§ **OBJECTIVE**:
Please output the records below in full, exactly as given, but without the images.

+-------+

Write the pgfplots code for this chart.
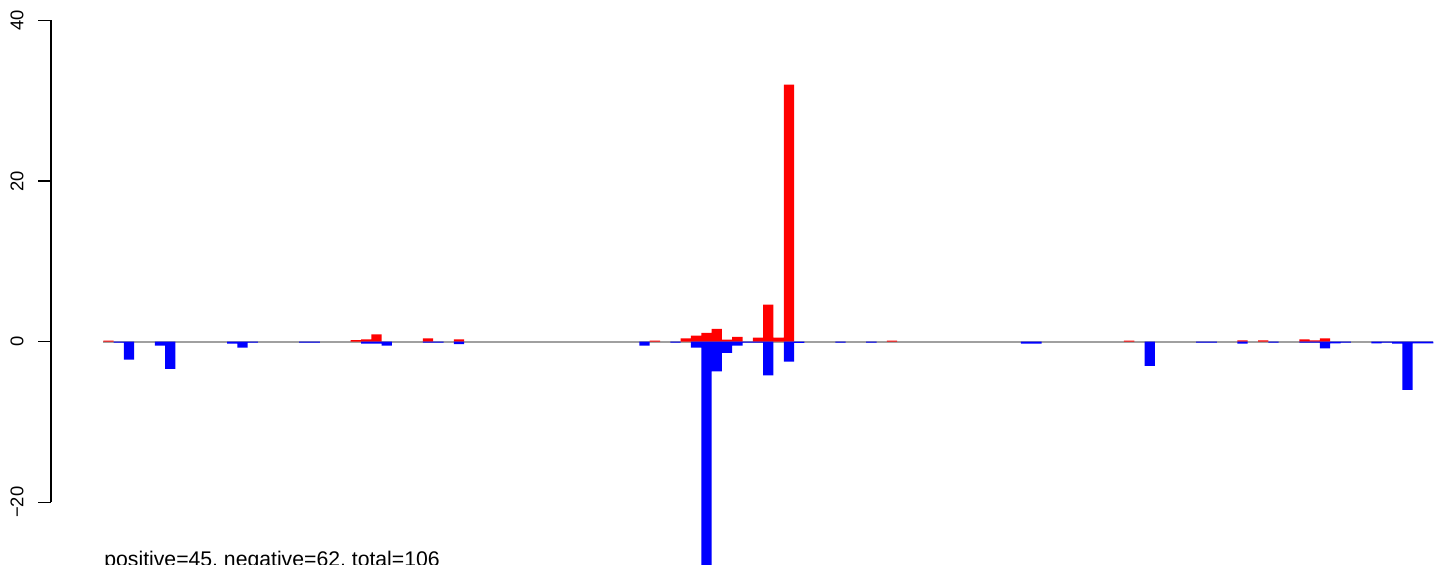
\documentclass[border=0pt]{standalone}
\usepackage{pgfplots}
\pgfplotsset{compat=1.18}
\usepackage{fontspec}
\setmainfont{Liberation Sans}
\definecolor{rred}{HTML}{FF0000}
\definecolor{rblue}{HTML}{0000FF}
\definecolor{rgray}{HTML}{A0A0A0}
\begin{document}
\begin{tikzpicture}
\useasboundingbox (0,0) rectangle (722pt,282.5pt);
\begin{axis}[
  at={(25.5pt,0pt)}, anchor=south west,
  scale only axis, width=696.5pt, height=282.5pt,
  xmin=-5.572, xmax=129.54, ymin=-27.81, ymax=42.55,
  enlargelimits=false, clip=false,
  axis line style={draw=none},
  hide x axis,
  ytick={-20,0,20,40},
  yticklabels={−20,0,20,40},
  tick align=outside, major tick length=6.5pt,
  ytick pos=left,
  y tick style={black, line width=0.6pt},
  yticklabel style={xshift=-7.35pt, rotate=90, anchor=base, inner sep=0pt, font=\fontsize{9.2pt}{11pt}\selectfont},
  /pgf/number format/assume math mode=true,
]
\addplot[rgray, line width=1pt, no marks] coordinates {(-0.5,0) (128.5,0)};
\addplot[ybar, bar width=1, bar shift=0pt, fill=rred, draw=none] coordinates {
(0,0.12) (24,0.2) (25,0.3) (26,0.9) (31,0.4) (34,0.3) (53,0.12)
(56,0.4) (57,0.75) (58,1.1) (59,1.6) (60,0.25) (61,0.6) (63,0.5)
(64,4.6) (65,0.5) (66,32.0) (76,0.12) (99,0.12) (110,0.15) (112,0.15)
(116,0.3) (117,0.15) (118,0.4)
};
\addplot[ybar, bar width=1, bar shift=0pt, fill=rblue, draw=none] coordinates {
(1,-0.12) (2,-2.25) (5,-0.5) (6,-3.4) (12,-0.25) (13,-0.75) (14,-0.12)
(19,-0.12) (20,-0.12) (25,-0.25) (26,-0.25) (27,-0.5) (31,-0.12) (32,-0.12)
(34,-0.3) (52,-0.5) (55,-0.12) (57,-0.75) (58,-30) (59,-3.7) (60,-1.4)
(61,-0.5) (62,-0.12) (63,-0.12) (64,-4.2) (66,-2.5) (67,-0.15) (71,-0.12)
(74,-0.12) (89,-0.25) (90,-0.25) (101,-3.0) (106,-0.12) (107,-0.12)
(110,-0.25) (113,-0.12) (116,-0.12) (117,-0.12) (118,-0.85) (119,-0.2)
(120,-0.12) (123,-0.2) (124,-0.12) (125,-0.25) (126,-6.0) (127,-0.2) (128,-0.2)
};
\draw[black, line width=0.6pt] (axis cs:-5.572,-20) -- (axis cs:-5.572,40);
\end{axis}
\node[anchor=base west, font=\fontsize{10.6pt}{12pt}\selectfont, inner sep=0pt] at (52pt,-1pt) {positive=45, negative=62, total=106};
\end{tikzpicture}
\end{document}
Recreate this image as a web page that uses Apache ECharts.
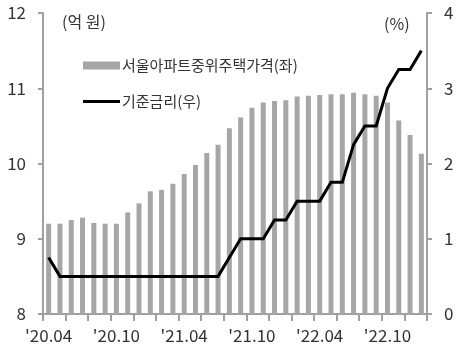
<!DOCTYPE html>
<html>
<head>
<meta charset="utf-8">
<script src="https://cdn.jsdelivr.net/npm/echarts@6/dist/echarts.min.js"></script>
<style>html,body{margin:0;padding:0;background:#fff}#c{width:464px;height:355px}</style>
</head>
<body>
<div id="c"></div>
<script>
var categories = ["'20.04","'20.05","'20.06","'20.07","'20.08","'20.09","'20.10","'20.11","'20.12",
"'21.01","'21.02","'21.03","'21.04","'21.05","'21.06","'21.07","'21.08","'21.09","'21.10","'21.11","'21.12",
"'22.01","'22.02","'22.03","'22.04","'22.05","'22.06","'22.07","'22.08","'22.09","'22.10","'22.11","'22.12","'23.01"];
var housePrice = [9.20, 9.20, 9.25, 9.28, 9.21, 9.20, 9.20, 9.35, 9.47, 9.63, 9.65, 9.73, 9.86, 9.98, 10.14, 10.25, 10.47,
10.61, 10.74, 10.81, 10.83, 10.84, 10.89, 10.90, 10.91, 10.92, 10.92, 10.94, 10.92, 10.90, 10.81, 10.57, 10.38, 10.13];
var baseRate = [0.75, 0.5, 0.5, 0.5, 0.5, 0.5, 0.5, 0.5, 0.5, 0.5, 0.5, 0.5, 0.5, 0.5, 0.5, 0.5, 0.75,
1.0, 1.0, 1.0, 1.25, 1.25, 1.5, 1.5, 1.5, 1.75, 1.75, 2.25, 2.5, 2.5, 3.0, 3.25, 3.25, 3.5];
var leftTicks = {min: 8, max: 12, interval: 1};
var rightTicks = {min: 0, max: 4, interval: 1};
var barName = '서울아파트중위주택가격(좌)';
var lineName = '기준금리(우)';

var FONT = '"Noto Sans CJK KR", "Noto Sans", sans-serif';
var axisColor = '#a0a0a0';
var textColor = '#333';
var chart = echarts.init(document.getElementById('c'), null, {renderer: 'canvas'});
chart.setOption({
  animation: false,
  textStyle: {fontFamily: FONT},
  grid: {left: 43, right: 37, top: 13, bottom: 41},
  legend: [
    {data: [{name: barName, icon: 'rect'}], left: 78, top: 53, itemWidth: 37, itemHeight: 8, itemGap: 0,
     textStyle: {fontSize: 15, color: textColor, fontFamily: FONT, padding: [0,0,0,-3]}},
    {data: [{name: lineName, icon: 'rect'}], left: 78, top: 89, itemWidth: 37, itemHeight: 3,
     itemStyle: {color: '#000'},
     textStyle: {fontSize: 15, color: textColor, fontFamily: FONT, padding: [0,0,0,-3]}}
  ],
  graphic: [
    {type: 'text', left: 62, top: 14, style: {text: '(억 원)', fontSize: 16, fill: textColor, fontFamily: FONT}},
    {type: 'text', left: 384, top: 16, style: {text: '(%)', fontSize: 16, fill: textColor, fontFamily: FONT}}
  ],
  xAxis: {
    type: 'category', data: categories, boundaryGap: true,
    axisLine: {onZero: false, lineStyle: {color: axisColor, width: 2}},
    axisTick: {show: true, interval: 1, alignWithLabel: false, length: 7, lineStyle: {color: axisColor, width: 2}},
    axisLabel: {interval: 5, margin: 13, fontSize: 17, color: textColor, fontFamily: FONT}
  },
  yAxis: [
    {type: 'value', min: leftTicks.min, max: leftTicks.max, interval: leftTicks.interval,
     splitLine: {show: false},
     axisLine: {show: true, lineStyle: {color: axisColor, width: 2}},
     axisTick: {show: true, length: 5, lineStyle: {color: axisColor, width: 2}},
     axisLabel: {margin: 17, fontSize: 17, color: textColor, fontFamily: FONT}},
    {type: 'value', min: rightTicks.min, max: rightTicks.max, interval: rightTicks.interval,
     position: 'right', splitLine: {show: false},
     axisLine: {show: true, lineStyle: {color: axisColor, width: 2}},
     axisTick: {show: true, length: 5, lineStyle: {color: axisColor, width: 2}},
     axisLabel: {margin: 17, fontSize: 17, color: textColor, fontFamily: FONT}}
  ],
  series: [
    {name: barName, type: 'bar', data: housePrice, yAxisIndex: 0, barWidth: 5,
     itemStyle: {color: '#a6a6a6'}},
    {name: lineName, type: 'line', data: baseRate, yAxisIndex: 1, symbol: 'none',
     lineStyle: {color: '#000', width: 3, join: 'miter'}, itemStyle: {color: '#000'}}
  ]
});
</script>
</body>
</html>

+-------+

§ **RESPONSE TO THIS EXERCISE**:
Write the pgfplots code for this chart.
\documentclass[border=0pt]{standalone}
\usepackage{pgfplots}
\pgfplotsset{compat=1.18}
\usepackage{fontspec}
\setmainfont{Liberation Sans}
\definecolor{rred}{HTML}{FF0000}
\definecolor{rblue}{HTML}{0000FF}
\definecolor{rgray}{HTML}{A0A0A0}
\begin{document}
\begin{tikzpicture}
\useasboundingbox (0,0) rectangle (722pt,282.5pt);
\begin{axis}[
  at={(25.5pt,0pt)}, anchor=south west,
  scale only axis, width=696.5pt, height=282.5pt,
  xmin=-5.572, xmax=129.54, ymin=-27.81, ymax=42.55,
  enlargelimits=false, clip=false,
  axis line style={draw=none},
  hide x axis,
  ytick={-20,0,20,40},
  yticklabels={−20,0,20,40},
  tick align=outside, major tick length=6.5pt,
  ytick pos=left,
  y tick style={black, line width=0.6pt},
  yticklabel style={xshift=-7.35pt, rotate=90, anchor=base, inner sep=0pt, font=\fontsize{9.2pt}{11pt}\selectfont},
  /pgf/number format/assume math mode=true,
]
\addplot[rgray, line width=1pt, no marks] coordinates {(-0.5,0) (128.5,0)};
\addplot[ybar, bar width=1, bar shift=0pt, fill=rred, draw=none] coordinates {
(0,0.12) (24,0.2) (25,0.3) (26,0.9) (31,0.4) (34,0.3) (53,0.12)
(56,0.4) (57,0.75) (58,1.1) (59,1.6) (60,0.25) (61,0.6) (63,0.5)
(64,4.6) (65,0.5) (66,32.0) (76,0.12) (99,0.12) (110,0.15) (112,0.15)
(116,0.3) (117,0.15) (118,0.4)
};
\addplot[ybar, bar width=1, bar shift=0pt, fill=rblue, draw=none] coordinates {
(1,-0.12) (2,-2.25) (5,-0.5) (6,-3.4) (12,-0.25) (13,-0.75) (14,-0.12)
(19,-0.12) (20,-0.12) (25,-0.25) (26,-0.25) (27,-0.5) (31,-0.12) (32,-0.12)
(34,-0.3) (52,-0.5) (55,-0.12) (57,-0.75) (58,-30) (59,-3.7) (60,-1.4)
(61,-0.5) (62,-0.12) (63,-0.12) (64,-4.2) (66,-2.5) (67,-0.15) (71,-0.12)
(74,-0.12) (89,-0.25) (90,-0.25) (101,-3.0) (106,-0.12) (107,-0.12)
(110,-0.25) (113,-0.12) (116,-0.12) (117,-0.12) (118,-0.85) (119,-0.2)
(120,-0.12) (123,-0.2) (124,-0.12) (125,-0.25) (126,-6.0) (127,-0.2) (128,-0.2)
};
\draw[black, line width=0.6pt] (axis cs:-5.572,-20) -- (axis cs:-5.572,40);
\end{axis}
\node[anchor=base west, font=\fontsize{10.6pt}{12pt}\selectfont, inner sep=0pt] at (52pt,-1pt) {positive=45, negative=62, total=106};
\end{tikzpicture}
\end{document}
Recreate this image as a web page that uses Apache ECharts.
<!DOCTYPE html>
<html>
<head>
<meta charset="utf-8">
<script src="https://cdn.jsdelivr.net/npm/echarts@6/dist/echarts.min.js"></script>
<style>html,body{margin:0;padding:0;background:#fff}#c{width:464px;height:355px}</style>
</head>
<body>
<div id="c"></div>
<script>
var categories = ["'20.04","'20.05","'20.06","'20.07","'20.08","'20.09","'20.10","'20.11","'20.12",
"'21.01","'21.02","'21.03","'21.04","'21.05","'21.06","'21.07","'21.08","'21.09","'21.10","'21.11","'21.12",
"'22.01","'22.02","'22.03","'22.04","'22.05","'22.06","'22.07","'22.08","'22.09","'22.10","'22.11","'22.12","'23.01"];
var housePrice = [9.20, 9.20, 9.25, 9.28, 9.21, 9.20, 9.20, 9.35, 9.47, 9.63, 9.65, 9.73, 9.86, 9.98, 10.14, 10.25, 10.47,
10.61, 10.74, 10.81, 10.83, 10.84, 10.89, 10.90, 10.91, 10.92, 10.92, 10.94, 10.92, 10.90, 10.81, 10.57, 10.38, 10.13];
var baseRate = [0.75, 0.5, 0.5, 0.5, 0.5, 0.5, 0.5, 0.5, 0.5, 0.5, 0.5, 0.5, 0.5, 0.5, 0.5, 0.5, 0.75,
1.0, 1.0, 1.0, 1.25, 1.25, 1.5, 1.5, 1.5, 1.75, 1.75, 2.25, 2.5, 2.5, 3.0, 3.25, 3.25, 3.5];
var leftTicks = {min: 8, max: 12, interval: 1};
var rightTicks = {min: 0, max: 4, interval: 1};
var barName = '서울아파트중위주택가격(좌)';
var lineName = '기준금리(우)';

var FONT = '"Noto Sans CJK KR", "Noto Sans", sans-serif';
var axisColor = '#a0a0a0';
var textColor = '#333';
var chart = echarts.init(document.getElementById('c'), null, {renderer: 'canvas'});
chart.setOption({
  animation: false,
  textStyle: {fontFamily: FONT},
  grid: {left: 43, right: 37, top: 13, bottom: 41},
  legend: [
    {data: [{name: barName, icon: 'rect'}], left: 78, top: 53, itemWidth: 37, itemHeight: 8, itemGap: 0,
     textStyle: {fontSize: 15, color: textColor, fontFamily: FONT, padding: [0,0,0,-3]}},
    {data: [{name: lineName, icon: 'rect'}], left: 78, top: 89, itemWidth: 37, itemHeight: 3,
     itemStyle: {color: '#000'},
     textStyle: {fontSize: 15, color: textColor, fontFamily: FONT, padding: [0,0,0,-3]}}
  ],
  graphic: [
    {type: 'text', left: 62, top: 14, style: {text: '(억 원)', fontSize: 16, fill: textColor, fontFamily: FONT}},
    {type: 'text', left: 384, top: 16, style: {text: '(%)', fontSize: 16, fill: textColor, fontFamily: FONT}}
  ],
  xAxis: {
    type: 'category', data: categories, boundaryGap: true,
    axisLine: {onZero: false, lineStyle: {color: axisColor, width: 2}},
    axisTick: {show: true, interval: 1, alignWithLabel: false, length: 7, lineStyle: {color: axisColor, width: 2}},
    axisLabel: {interval: 5, margin: 13, fontSize: 17, color: textColor, fontFamily: FONT}
  },
  yAxis: [
    {type: 'value', min: leftTicks.min, max: leftTicks.max, interval: leftTicks.interval,
     splitLine: {show: false},
     axisLine: {show: true, lineStyle: {color: axisColor, width: 2}},
     axisTick: {show: true, length: 5, lineStyle: {color: axisColor, width: 2}},
     axisLabel: {margin: 17, fontSize: 17, color: textColor, fontFamily: FONT}},
    {type: 'value', min: rightTicks.min, max: rightTicks.max, interval: rightTicks.interval,
     position: 'right', splitLine: {show: false},
     axisLine: {show: true, lineStyle: {color: axisColor, width: 2}},
     axisTick: {show: true, length: 5, lineStyle: {color: axisColor, width: 2}},
     axisLabel: {margin: 17, fontSize: 17, color: textColor, fontFamily: FONT}}
  ],
  series: [
    {name: barName, type: 'bar', data: housePrice, yAxisIndex: 0, barWidth: 5,
     itemStyle: {color: '#a6a6a6'}},
    {name: lineName, type: 'line', data: baseRate, yAxisIndex: 1, symbol: 'none',
     lineStyle: {color: '#000', width: 3, join: 'miter'}, itemStyle: {color: '#000'}}
  ]
});
</script>
</body>
</html>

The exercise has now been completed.